Fachada de la iglesia con el
reloj en el frontón
Lo recuerdo perfectamente y la aguja
del minutero marcaba la hora y diez minutos.
¿Cómo era posible, si era la hora
menos diez? Me dije y sin encomendarme a nadie solté el freno del eje y dejé
correr los cuarenta minutos que faltaban para la hora exacta.
Ni por un momento pensé en lo que
estaba haciendo mal, en que estaba mirando el reloj por detrás y que lo que yo
veía como hora y diez minutos en realidad era menos diez minutos.
Satisfecho por mi decisión, dejé todo
preparado, incluso engrasé los ejes con la alcucilla que estaba junto a la
maquinaria y bajé contento las escaleras.
Era sábado y pronto nos iríamos a casa
hasta el lunes.
Tampoco miré el reloj cuando bajé del
campanario y me fui a mi oficina sin más.
La noticia fue lo primero que me
explotó el la cara el lunes por la mañana.

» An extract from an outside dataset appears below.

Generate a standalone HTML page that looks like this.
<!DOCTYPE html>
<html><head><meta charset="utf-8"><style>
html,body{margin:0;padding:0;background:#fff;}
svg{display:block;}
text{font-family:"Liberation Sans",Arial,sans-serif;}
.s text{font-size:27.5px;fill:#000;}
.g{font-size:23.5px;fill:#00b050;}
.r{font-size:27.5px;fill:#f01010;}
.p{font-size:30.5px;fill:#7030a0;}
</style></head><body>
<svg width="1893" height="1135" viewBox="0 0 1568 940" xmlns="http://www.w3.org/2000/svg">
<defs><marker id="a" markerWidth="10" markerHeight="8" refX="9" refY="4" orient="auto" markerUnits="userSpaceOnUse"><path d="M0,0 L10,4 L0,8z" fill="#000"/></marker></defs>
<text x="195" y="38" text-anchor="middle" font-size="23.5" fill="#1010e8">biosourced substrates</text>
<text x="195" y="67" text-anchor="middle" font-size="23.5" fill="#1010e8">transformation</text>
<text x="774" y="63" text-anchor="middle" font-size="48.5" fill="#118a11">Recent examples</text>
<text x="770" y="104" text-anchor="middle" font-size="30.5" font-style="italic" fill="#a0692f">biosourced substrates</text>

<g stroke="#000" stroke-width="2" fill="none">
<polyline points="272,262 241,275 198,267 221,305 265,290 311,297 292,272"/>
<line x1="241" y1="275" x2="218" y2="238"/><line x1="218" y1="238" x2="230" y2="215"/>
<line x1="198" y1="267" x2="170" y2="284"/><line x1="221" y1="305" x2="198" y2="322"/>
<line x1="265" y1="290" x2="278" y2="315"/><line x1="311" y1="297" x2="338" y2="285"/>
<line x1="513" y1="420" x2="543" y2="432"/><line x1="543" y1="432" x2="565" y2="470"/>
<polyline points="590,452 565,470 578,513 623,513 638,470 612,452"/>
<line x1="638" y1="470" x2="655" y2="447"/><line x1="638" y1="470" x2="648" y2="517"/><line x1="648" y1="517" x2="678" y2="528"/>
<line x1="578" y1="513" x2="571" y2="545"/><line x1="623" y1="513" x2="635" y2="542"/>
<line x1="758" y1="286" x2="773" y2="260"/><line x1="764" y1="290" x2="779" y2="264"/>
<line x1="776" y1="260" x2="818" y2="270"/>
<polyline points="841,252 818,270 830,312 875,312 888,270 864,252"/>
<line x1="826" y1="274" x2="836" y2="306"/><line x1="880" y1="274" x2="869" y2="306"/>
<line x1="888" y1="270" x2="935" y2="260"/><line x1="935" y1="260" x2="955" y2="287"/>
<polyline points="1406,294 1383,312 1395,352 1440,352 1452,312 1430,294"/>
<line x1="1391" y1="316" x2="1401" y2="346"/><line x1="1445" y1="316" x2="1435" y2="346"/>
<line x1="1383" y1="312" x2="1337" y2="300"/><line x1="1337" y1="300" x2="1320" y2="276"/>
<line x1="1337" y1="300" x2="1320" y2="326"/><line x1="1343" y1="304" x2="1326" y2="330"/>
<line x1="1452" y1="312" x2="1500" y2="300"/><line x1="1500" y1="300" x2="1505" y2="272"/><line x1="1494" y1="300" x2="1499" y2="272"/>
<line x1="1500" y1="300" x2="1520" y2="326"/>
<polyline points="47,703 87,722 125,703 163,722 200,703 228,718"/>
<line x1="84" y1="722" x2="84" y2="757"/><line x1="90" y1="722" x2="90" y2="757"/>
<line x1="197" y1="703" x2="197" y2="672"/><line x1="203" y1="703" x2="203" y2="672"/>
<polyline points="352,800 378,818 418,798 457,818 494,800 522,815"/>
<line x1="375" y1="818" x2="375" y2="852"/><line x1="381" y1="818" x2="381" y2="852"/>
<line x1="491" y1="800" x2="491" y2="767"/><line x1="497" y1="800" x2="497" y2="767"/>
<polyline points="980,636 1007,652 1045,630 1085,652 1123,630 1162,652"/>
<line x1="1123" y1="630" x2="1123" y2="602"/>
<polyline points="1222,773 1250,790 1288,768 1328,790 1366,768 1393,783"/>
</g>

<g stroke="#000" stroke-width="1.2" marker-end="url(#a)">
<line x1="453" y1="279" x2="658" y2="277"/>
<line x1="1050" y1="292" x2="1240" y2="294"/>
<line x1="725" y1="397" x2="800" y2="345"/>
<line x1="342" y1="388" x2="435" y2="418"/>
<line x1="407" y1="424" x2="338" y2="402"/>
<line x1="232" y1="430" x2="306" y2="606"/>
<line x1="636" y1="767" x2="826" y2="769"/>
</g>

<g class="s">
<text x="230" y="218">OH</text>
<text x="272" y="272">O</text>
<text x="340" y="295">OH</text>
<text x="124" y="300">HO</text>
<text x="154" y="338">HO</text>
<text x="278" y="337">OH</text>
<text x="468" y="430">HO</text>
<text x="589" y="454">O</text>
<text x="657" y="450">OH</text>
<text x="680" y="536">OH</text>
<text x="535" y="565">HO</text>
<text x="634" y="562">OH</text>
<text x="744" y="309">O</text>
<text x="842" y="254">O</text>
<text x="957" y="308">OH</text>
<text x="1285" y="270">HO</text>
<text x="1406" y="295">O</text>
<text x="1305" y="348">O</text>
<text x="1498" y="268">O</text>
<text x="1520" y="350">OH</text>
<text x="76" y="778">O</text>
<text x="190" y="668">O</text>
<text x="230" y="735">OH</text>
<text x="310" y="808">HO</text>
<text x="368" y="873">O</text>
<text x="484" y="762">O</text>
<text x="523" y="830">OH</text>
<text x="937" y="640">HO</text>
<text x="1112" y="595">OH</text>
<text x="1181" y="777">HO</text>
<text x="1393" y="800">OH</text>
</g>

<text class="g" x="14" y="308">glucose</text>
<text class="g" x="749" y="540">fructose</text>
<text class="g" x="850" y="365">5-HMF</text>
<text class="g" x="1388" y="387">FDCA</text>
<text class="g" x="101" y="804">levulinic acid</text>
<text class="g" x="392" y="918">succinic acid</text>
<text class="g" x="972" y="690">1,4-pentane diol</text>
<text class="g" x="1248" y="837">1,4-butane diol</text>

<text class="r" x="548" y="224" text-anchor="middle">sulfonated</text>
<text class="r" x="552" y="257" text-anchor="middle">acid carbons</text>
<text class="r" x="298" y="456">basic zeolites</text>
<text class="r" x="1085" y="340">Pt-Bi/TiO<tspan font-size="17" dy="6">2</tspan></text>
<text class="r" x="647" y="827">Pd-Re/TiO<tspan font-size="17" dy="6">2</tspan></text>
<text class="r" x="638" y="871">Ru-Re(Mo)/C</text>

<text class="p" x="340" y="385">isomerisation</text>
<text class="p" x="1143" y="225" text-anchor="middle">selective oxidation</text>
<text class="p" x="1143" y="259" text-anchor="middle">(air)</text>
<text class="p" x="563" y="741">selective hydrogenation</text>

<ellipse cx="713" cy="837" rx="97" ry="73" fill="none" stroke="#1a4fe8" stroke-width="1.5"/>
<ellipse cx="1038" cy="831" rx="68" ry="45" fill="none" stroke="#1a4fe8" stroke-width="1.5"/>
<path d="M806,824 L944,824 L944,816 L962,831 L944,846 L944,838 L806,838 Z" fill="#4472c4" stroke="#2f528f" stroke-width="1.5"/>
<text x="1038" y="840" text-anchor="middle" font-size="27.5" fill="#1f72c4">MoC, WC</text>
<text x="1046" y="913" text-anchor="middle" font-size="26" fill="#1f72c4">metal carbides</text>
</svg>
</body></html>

¿Qué había pasado con el reloj que no
había dado las campanadas a las dos de la tarde y todos los empleados había
perdido los autobuses?
¡Y yo qué sé, mi comandante! Yo me
limito a darle cuerda a los relojes y ya está.
Afortunadamente aquello se saldó con
solo dos días de arresto, pero para poner en hora el reloj nuevamente, tuve que
hacer un tremendo esfuerzo mental para ver las agujas desde el otro lado y
hacer que el reloj avanzara doce horas menos los cuarenta minutos que yo lo
había adelantado.
Me costó esfuerzo mental y físico pues
tuve que bajar a la calle varias veces, para comprobar la hora que marcaba,
hasta que lo dejé marchado como eso: como un reloj.
Conocía la anécdota porque me la contaste el día que embarcamos en el Caño. De todas formas me ha gustado recordarla. Un abrazo amigo J. MARI.